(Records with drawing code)
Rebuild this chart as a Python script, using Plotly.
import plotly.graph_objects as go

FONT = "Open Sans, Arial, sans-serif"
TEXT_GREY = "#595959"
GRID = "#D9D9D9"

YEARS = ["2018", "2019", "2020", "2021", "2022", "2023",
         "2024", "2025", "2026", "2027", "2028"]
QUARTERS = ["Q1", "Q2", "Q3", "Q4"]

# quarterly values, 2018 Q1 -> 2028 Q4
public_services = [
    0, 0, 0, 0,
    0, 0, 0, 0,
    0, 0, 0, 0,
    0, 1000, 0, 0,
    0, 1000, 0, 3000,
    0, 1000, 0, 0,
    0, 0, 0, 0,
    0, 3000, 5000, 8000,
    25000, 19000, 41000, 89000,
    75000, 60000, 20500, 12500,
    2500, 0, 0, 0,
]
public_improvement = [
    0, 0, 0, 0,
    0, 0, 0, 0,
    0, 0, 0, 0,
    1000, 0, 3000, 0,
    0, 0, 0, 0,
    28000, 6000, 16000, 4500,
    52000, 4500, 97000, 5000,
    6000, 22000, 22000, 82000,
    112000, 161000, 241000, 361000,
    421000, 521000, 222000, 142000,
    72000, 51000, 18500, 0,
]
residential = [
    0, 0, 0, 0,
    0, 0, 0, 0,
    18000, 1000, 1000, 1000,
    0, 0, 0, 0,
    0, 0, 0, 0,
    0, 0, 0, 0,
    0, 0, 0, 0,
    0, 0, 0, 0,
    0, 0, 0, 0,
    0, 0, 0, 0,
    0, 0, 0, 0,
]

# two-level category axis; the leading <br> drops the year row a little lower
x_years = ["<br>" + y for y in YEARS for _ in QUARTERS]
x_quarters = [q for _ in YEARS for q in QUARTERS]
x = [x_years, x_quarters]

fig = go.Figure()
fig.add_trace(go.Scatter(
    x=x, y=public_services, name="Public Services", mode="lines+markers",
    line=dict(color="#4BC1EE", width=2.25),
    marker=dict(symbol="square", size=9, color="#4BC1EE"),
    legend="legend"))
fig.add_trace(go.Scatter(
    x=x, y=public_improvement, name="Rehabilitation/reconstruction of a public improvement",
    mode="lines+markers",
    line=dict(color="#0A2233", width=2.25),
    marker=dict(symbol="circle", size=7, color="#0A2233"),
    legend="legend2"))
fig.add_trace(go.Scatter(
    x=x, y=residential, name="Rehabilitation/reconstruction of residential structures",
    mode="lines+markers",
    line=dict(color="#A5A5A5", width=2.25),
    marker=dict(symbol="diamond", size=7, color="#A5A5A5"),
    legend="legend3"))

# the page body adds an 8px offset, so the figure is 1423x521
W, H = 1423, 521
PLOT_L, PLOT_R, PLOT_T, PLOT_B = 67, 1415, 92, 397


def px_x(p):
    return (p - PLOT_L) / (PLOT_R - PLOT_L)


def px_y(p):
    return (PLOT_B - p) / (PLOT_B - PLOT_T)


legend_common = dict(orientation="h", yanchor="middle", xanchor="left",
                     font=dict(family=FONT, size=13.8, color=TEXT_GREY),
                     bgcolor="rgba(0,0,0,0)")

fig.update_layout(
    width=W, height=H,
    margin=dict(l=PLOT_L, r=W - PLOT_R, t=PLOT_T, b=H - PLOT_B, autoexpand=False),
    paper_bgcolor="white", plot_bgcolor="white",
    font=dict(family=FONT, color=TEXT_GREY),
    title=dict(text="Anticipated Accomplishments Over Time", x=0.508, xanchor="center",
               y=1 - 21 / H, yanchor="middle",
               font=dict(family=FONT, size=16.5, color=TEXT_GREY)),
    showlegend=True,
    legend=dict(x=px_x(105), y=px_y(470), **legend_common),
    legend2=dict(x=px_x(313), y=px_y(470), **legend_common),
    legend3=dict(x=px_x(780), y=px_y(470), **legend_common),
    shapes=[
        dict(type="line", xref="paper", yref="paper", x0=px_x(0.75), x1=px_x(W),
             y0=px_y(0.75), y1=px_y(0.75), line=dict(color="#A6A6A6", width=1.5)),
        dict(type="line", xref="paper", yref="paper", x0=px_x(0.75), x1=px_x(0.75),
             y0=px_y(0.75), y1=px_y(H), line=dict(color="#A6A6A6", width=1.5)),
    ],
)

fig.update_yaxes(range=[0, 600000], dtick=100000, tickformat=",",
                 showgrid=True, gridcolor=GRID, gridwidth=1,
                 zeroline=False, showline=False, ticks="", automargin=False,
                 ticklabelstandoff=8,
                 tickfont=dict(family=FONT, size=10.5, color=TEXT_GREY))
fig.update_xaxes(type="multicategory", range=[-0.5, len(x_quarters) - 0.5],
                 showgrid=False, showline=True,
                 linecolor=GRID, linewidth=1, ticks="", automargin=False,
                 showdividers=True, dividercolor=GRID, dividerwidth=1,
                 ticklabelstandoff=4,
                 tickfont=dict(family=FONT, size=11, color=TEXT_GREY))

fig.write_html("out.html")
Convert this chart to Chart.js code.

> _The task_
Above are the records. Copy every line in them holding "this".

> _Written reply_
Rebuild this chart as a Python script, using Plotly.
Convert this chart to Chart.js code.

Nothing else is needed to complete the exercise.